» **DIRECTIVE**
Extract every line below that contains the word "this".
-- Begin RECORDED DATA --
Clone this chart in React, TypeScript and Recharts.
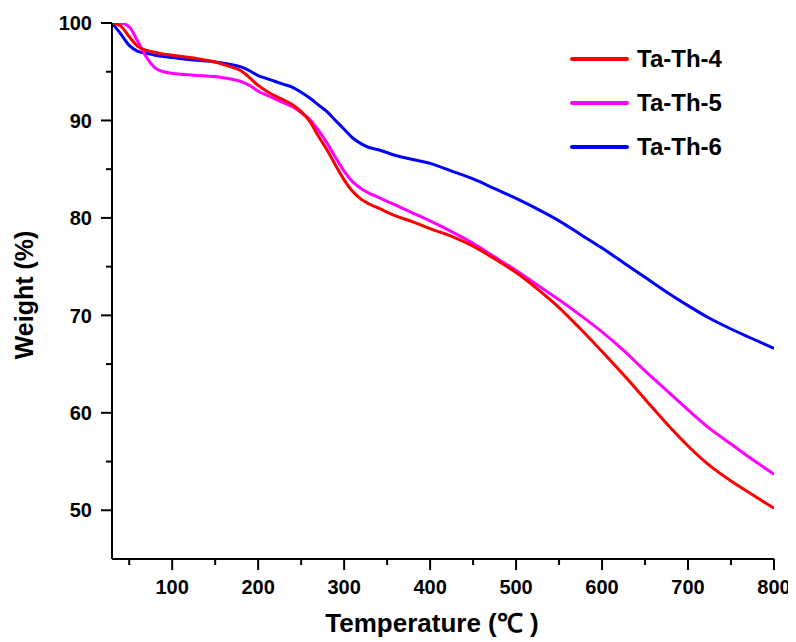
import { Label, Legend, Line, LineChart, XAxis, YAxis } from "recharts";

// TGA curves, weight (%) at each temperature (°C)
const temperature = [
  30, 40, 50, 60, 70, 80, 90, 100, 125, 150, 165, 180, 190, 200, 210, 220, 230, 240, 250, 260,
  270, 280, 290, 300, 310, 320, 330, 340, 360, 380, 400, 425, 450, 475, 500, 525, 550, 575, 600,
  625, 650, 675, 700, 725, 750, 775, 800,
];
const taTh4 = [
  100, 99.7, 98.6, 97.6, 97.2, 97.0, 96.8, 96.7, 96.4, 96.0, 95.6, 95.1, 94.4, 93.6, 93.0, 92.5,
  92.1, 91.6, 90.9, 89.9, 88.4, 87.0, 85.4, 83.9, 82.7, 81.9, 81.4, 81.0, 80.2, 79.6, 78.9, 78.1,
  77.1, 75.8, 74.4, 72.7, 70.8, 68.6, 66.3, 63.9, 61.4, 58.9, 56.6, 54.6, 53.0, 51.6, 50.2,
];
const taTh5 = [
  100, 100, 99.6, 98.1, 96.5, 95.4, 95.0, 94.85, 94.65, 94.5, 94.3, 94.0, 93.6, 93.0, 92.6, 92.2,
  91.8, 91.4, 90.8, 90.1, 89.0, 87.7, 86.2, 84.8, 83.7, 83.0, 82.5, 82.1, 81.3, 80.5, 79.7, 78.6,
  77.4, 76.0, 74.6, 73.1, 71.6, 70.0, 68.3, 66.4, 64.3, 62.3, 60.3, 58.4, 56.8, 55.2, 53.7,
];
const taTh6 = [
  100, 98.9, 97.7, 97.1, 96.9, 96.7, 96.55, 96.45, 96.2, 96.0, 95.8, 95.5, 95.1, 94.6, 94.3, 94.0,
  93.7, 93.4, 92.9, 92.3, 91.6, 90.9, 90.0, 89.1, 88.2, 87.6, 87.2, 87.0, 86.4, 86.0, 85.6, 84.8,
  84.0, 83.0, 82.0, 80.9, 79.7, 78.3, 76.9, 75.4, 73.9, 72.4, 71.0, 69.7, 68.6, 67.6, 66.6,
];

const xTicks = [50, 100, 150, 200, 250, 300, 350, 400, 450, 500, 550, 600, 650, 700, 750, 800];
const yTicks = [50, 55, 60, 65, 70, 75, 80, 85, 90, 95, 100];

const series = [
  { key: "th4", name: "Ta-Th-4", color: "#ff0000" },
  { key: "th5", name: "Ta-Th-5", color: "#ff00ff" },
  { key: "th6", name: "Ta-Th-6", color: "#0000ff" },
];

const data = temperature.map((t, i) => ({ t, th4: taTh4[i], th5: taTh5[i], th6: taTh6[i] }));

const FONT = '"Liberation Sans", Arial, sans-serif';

// tickSize/tickMargin are 0, so x/y here sit right on the axis line
const XTick = ({ x, y, payload }: any) => {
  const major = payload.value % 100 === 0;
  return (
    <g>
      <line x1={x} y1={y} x2={x} y2={y + (major ? 11 : 6)} stroke="#000" strokeWidth={2} />
      {major && (
        <text x={x} y={y + 35} textAnchor="middle" fontFamily={FONT} fontWeight={700} fontSize={20} fill="#000">
          {payload.value}
        </text>
      )}
    </g>
  );
};

const YTick = ({ x, y, payload }: any) => {
  const major = payload.value % 10 === 0;
  return (
    <g>
      <line x1={x} y1={y} x2={x - (major ? 11 : 6)} y2={y} stroke="#000" strokeWidth={2} />
      {major && (
        <text x={x - 20} y={y} dy="0.36em" textAnchor="end" fontFamily={FONT} fontWeight={700} fontSize={20} fill="#000">
          {payload.value}
        </text>
      )}
    </g>
  );
};

const LegendBox = () => (
  <div style={{ fontFamily: FONT, fontWeight: 700, fontSize: 24, color: "#000" }}>
    {series.map((s) => (
      <div key={s.key} style={{ display: "flex", alignItems: "center", height: 44 }}>
        <div style={{ width: 59, height: 4, background: s.color, borderRadius: 2, marginRight: 8 }} />
        <span>{s.name}</span>
      </div>
    ))}
  </div>
);

export default function App() {
  return (
    <div style={{ width: 788, height: 634, background: "#fff" }}>
      <LineChart width={788} height={634} data={data} margin={{ top: 15, right: 22, left: 0, bottom: 0 }}>
        <XAxis
          dataKey="t"
          type="number"
          domain={[30, 800]}
          ticks={xTicks}
          interval={0}
          allowDataOverflow
          height={83}
          tickSize={0}
          tickMargin={0}
          tickLine={false}
          axisLine={{ stroke: "#000", strokeWidth: 2 }}
          tick={<XTick />}
        >
          <Label
            content={() => (
              <text x={424} y={624} textAnchor="middle" fontFamily={FONT} fontWeight={700} fontSize={26} fill="#000">
                Temperature (℃ )
              </text>
            )}
          />
        </XAxis>
        <YAxis
          type="number"
          domain={[45, 100]}
          ticks={yTicks}
          interval={0}
          allowDataOverflow
          width={104}
          tickSize={0}
          tickMargin={0}
          tickLine={false}
          axisLine={{ stroke: "#000", strokeWidth: 2 }}
          tick={<YTick />}
        >
          <Label
            content={() => (
              <text
                x={25}
                y={287}
                transform="rotate(-90 25 287)"
                textAnchor="middle"
                fontFamily={FONT}
                fontWeight={700}
                fontSize={25}
                fill="#000"
              >
                Weight (%)
              </text>
            )}
          />
        </YAxis>
        <Legend
          layout="horizontal"
          verticalAlign="middle"
          align="center"
          content={<LegendBox />}
          wrapperStyle={{ left: 562, top: 29, width: 220 }}
        />
        {[...series].reverse().map((s) => (
          <Line
            key={s.key}
            dataKey={s.key}
            name={s.name}
            type="monotone"
            stroke={s.color}
            strokeWidth={3}
            dot={false}
            activeDot={false}
            isAnimationActive={false}
          />
        ))}
      </LineChart>
    </div>
  );
}
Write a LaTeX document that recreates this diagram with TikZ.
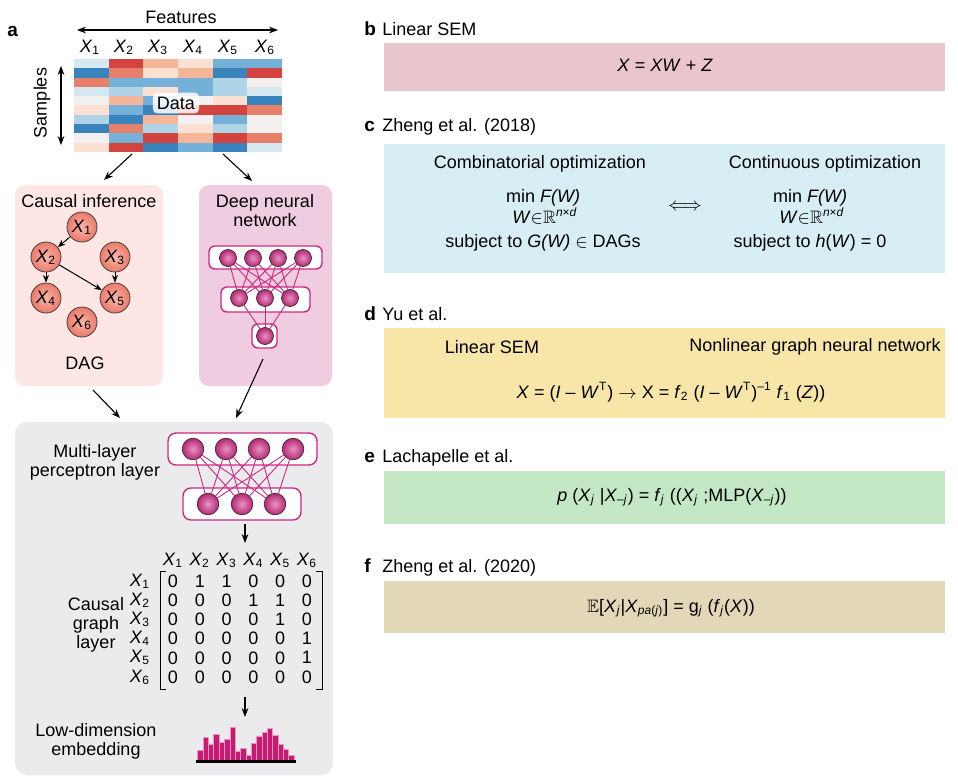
\documentclass[tikz,border=0pt]{standalone}
\usepackage{fontspec}
\setmainfont{Liberation Sans}
\usepackage{amssymb}
\usepackage{tikz}
\usetikzlibrary{arrows.meta}
\definecolor{HeatB3}{HTML}{3A84BE}
\definecolor{HeatB2}{HTML}{74B0D7}
\definecolor{HeatB1}{HTML}{AFD3E7}
\definecolor{HeatB0}{HTML}{D5E7F1}
\definecolor{HeatW}{HTML}{F4F0EF}
\definecolor{HeatR0}{HTML}{FBE1D4}
\definecolor{HeatR1}{HTML}{F5B598}
\definecolor{HeatR2}{HTML}{E6806A}
\definecolor{HeatR3}{HTML}{D2443D}
\definecolor{CausalBg}{HTML}{FDE6E4}
\definecolor{DnnBg}{HTML}{F0CCE0}
\definecolor{PanelGray}{HTML}{EBEBED}
\definecolor{DagSalmon}{HTML}{EC7A68}
\definecolor{NeuroPink}{HTML}{CC2A82}
\definecolor{BarPink}{HTML}{C81A73}
\definecolor{SemPink}{HTML}{E8C6CB}
\definecolor{OptBlue}{HTML}{D8EEF5}
\definecolor{YuYellow}{HTML}{F8E6A9}
\definecolor{LachGreen}{HTML}{C4E8C3}
\definecolor{ZhengTan}{HTML}{E2D7B7}
\newcommand{\xv}[1]{\textit{X}\textsubscript{#1}}

\begin{document}
\begin{tikzpicture}[x=0.5pt, y=-0.5pt, font=\fontsize{9}{9.5}\selectfont,
  arr/.style={-{Stealth[length=4.5pt, width=3.4pt]}, line width=0.55pt},
  arrboth/.style={{Stealth[length=4.5pt, width=3.4pt]}-{Stealth[length=4.5pt, width=3.4pt]}, line width=0.55pt},
  dagnode/.style={circle, draw=black!75, line width=0.4pt, inner sep=0pt, minimum size=15pt,
    shading=radial, inner color=DagSalmon!55!white, outer color=DagSalmon},
  neuron/.style={circle, draw=black!80, line width=0.35pt, inner sep=0pt,
    shading=radial, inner color=NeuroPink!50!white, outer color=NeuroPink!90!black},
  layerbox/.style={draw=NeuroPink, fill=white, line width=0.7pt, rounded corners=3pt, inner sep=0pt},
  wire/.style={NeuroPink, line width=0.45pt},
  panelltr/.style={font=\fontsize{9.5}{10}\selectfont\bfseries, anchor=west, inner sep=0pt,
    text height=6.5pt, text depth=1.8pt},
  headtxt/.style={anchor=west, inner sep=0pt, text height=6.5pt, text depth=1.8pt}]
  \useasboundingbox (0,0) rectangle (958,781);

  % ---- panel a: data ----
  \node[panelltr] (la) at (7,32) {a};
  \node (feat) at (181,17) {Features};
  \coordinate (featL) at (77,30);
  \coordinate (featR) at (278,30);
  \draw[arrboth] (featL) -- (featR);
  \foreach \x [count=\i] in {90,124,158,193,228,265}{
    \node (hx\i) at (\x,47) {\xv{\i}};
  }
  \node[rotate=90] (smp) at (42,103) {Samples};
  \coordinate (smpT) at (61,66);
  \coordinate (smpB) at (61,145);
  \draw[arrboth] (smpT) -- (smpB);
  % heat map, one column per feature
  \foreach \c/\cols in {
    1/{HeatB0,HeatB3,HeatR2,HeatB0,HeatW,HeatR0,HeatB1,HeatB3,HeatW,HeatR0},
    2/{HeatR3,HeatR2,HeatB2,HeatB1,HeatR1,HeatB2,HeatB3,HeatR2,HeatB2,HeatR3},
    3/{HeatR1,HeatR0,HeatB2,HeatR0,HeatB2,HeatB3,HeatR1,HeatB1,HeatR3,HeatB3},
    4/{HeatR0,HeatR1,HeatB2,HeatB2,HeatW,HeatR3,HeatW,HeatR0,HeatR1,HeatB2},
    5/{HeatB2,HeatB3,HeatB1,HeatB1,HeatR0,HeatR3,HeatB2,HeatB1,HeatR3,HeatB3},
    6/{HeatB2,HeatR3,HeatW,HeatB0,HeatB3,HeatR2,HeatW,HeatW,HeatR2,HeatB0}}{
    \foreach \clr [count=\r] in \cols {
      \fill[\clr] ({74+(\c-1)*34.67}, {59+(\r-1)*9.3}) rectangle ++(34.9, 9.5);
    }
  }
  \node[fill=white, fill opacity=0.85, text opacity=1, rounded corners=2pt, inner sep=2pt]
    (data) at (176,103) {Data};

  % causal inference and deep network boxes
  \node[fill=CausalBg, rounded corners=5pt, minimum width=74pt, minimum height=100.5pt]
    (causal) at (89,285.5) {};
  \node[fill=DnnBg, rounded corners=5pt, minimum width=66.5pt, minimum height=100.5pt]
    (dnn) at (265.5,285.5) {};
  \coordinate (heatL) at (132,154);
  \coordinate (heatR) at (223,154);
  \coordinate (causalIn) at (104,180);
  \coordinate (dnnIn) at (252,181);
  \draw[arr] (heatL) -- (causalIn);
  \draw[arr] (heatR) -- (dnnIn);

  \node (causalTxt) at (89,201) {Causal inference};
  \node[align=center] (dnnTxt) at (265,211) {Deep neural\\network};
  \node (dag) at (85,363) {DAG};
  \foreach \i/\x/\y in {1/82/227, 2/46/257, 3/115/257, 4/46/298, 5/115/298, 6/82/322}{
    \node[dagnode] (d\i) at (\x,\y) {\xv{\i}};
  }
  \foreach \a/\b in {1/2, 2/4, 3/5, 2/5}{
    \draw[-{Stealth[length=3.8pt, width=3pt]}, line width=0.5pt] (d\a) -- (d\b);
  }

  % small network
  \node[layerbox, minimum width=56.5pt, minimum height=11.5pt] (nTopBox) at (265.5,257.5) {};
  \node[layerbox, minimum width=44.5pt, minimum height=12.5pt] (nMidBox) at (265.5,299.5) {};
  \node[layerbox, minimum width=12.5pt, minimum height=12pt] (nLowBox) at (264.5,336) {};
  \foreach \x [count=\i] in {228,253,278,303}{
    \node[neuron, minimum size=8.5pt] (nt\i) at (\x,258) {};
  }
  \foreach \x [count=\i] in {239,265,290}{
    \node[neuron, minimum size=8.5pt] (nm\i) at (\x,298) {};
  }
  \node[neuron, minimum size=8.5pt] (nb1) at (265,336) {};
  \foreach \i in {1,...,4}{
    \foreach \j in {1,2,3}{
      \draw[wire] (nt\i) -- (nm\j);
    }
  }
  \foreach \j in {1,2,3}{
    \draw[wire] (nm\j) -- (nb1);
  }

  % ---- grey panel: MLP, causal graph layer, embedding ----
  \node[fill=PanelGray, rounded corners=6pt, minimum width=159pt, minimum height=176.5pt]
    (panel) at (174,598.5) {};
  \coordinate (causalOut) at (93,390);
  \coordinate (panelInL) at (120,418);
  \coordinate (dnnOut) at (263,359);
  \coordinate (panelInR) at (236,418);
  \draw[arr] (causalOut) -- (panelInL);
  \draw[arr] (dnnOut) -- (panelInR);

  \node[align=center] (mlpTxt) at (95,462) {Multi-layer\\perceptron layer};
  \node[layerbox, rounded corners=4pt, minimum width=74.5pt, minimum height=16pt] (mTopBox) at (242.5,449) {};
  \node[layerbox, rounded corners=4pt, minimum width=59pt, minimum height=16pt] (mLowBox) at (242,504) {};
  \foreach \x [count=\i] in {193,226,259,293}{
    \node[neuron, minimum size=10.8pt] (mt\i) at (\x,449) {};
  }
  \foreach \x [count=\i] in {208,242,275}{
    \node[neuron, minimum size=10.8pt] (mb\i) at (\x,504) {};
  }
  \foreach \i in {1,...,4}{
    \foreach \j in {1,2,3}{
      \draw[wire] (mt\i) -- (mb\j);
    }
  }
  \coordinate (mlpOut) at (245,524);
  \coordinate (matIn) at (245,543);
  \draw[arr] (mlpOut) -- (matIn);

  % adjacency matrix
  \node[align=center] (cglTxt) at (96,625) {Causal\\graph\\layer};
  \foreach \i in {1,...,6}{
    \node (mc\i) at ({173+(\i-1)*26.8},560) {\xv{\i}};
    \node (mr\i) at (140,{581+(\i-1)*19.2}) {\xv{\i}};
  }
  \foreach \row [count=\r] in {{0,1,1,0,0,0},{0,0,0,1,1,0},{0,0,0,0,1,0},
                               {0,0,0,0,0,1},{0,0,0,0,0,1},{0,0,0,0,0,0}}{
    \foreach \v [count=\c] in \row {
      \node (m\r\c) at ({173+(\c-1)*26.8},{581+(\r-1)*19.2}) {\v};
    }
  }
  \draw[line width=0.5pt] (166,571) -- (160,571) -- (160,689) -- (166,689);
  \draw[line width=0.5pt] (316,571) -- (322,571) -- (322,689) -- (316,689);
  \coordinate (matOut) at (245,697);
  \coordinate (embIn) at (245,717);
  \draw[arr] (matOut) -- (embIn);

  % embedding histogram
  \node[align=center] (embTxt) at (96,741) {Low-dimension\\embedding};
  \foreach \h [count=\i] in {11,24,16.3,26.7,19,22,33.3,9.7,13,6,17.7,24.7,29,32.3,25.3,17,11.7,6}{
    \fill[BarPink, draw=BarPink!45, line width=0.3pt] ({197.7+(\i-1)*5.35},761) rectangle ++(5.35,-\h);
  }
  \draw[line width=1.5pt] (196,761) -- (296,761);

  % ---- panels b-f ----
  \fill[SemPink] (384,43) rectangle (945,91);
  \fill[OptBlue] (384,144) rectangle (945,273);
  \fill[YuYellow] (384,328) rectangle (945,418);
  \fill[LachGreen] (384,471) rectangle (945,524);
  \fill[ZhengTan] (384,581) rectangle (945,633);
  \foreach \ltr/\txt/\y in {b/Linear SEM/31, c/Zheng et al. (2018)/127, d/Yu et al./316,
                           e/Lachapelle et al./458, f/Zheng et al. (2020)/568}{
    \node[panelltr] (l\ltr) at (364,\y) {\ltr};
    \node[headtxt] (h\ltr) at (382,\y) {\txt};
  }
  % b
  \node (eqb) at (665,65) {\textit{X} = \textit{XW} + \textit{Z}};
  % c
  \node (combTxt) at (540,164) {Combinatorial optimization};
  \node (combMin) at (543,198) {min \textit{F(W)}};
  \node (combW) at (545,216) {\textit{W}$\in$$\mathbb{R}$\textsuperscript{\textit{n}×\textit{d}}};
  \node (combSub) at (543,243) {subject to \textit{G(W)} $\in$ DAGs};
  \node (equiv) at (685,207) {$\Longleftrightarrow$};
  \node (contTxt) at (825,164) {Continuous optimization};
  \node (contMin) at (810,198) {min \textit{F(W)}};
  \node (contW) at (812,216) {\textit{W}$\in$$\mathbb{R}$\textsuperscript{\textit{n}×\textit{d}}};
  \node (contSub) at (810,243) {subject to \textit{h}(\textit{W}) = 0};
  % d
  \node (yuLin) at (492,347) {Linear SEM};
  \node (yuNon) at (815,347) {Nonlinear graph neural network};
  \node (eqd) at (671,392) {\textit{X} = (\textit{I} -- \textit{W}\textsuperscript{T}) $\rightarrow$ X =
    \textit{f}\textsubscript{2} (\textit{I} -- \textit{W}\textsuperscript{T})\textsuperscript{--1}
    \textit{f}\textsubscript{1} (\textit{Z}))};
  % e
  \node (eqe) at (672,497) {\textit{p} (\textit{X}\textsubscript{\textit{j}} |\textit{X}\textsubscript{--\textit{j}})
    = \textit{f}\textsubscript{\textit{j}} ((\textit{X}\textsubscript{\textit{j}} ;MLP(\textit{X}\textsubscript{--\textit{j}}))};
  % f
  \node (eqf) at (671,608) {$\mathbb{E}$[\textit{X}\textsubscript{\textit{j}}|\textit{X}\textsubscript{\textit{pa}(\textit{j})}]
    = g\textsubscript{\textit{j}} (\textit{f}\textsubscript{\textit{j}}(\textit{X}))};
\end{tikzpicture}
\end{document}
-- End RECORDED DATA --
» **CORRECT OUTPUT**
Clone this chart in React, TypeScript and Recharts.
Write a LaTeX document that recreates this diagram with TikZ.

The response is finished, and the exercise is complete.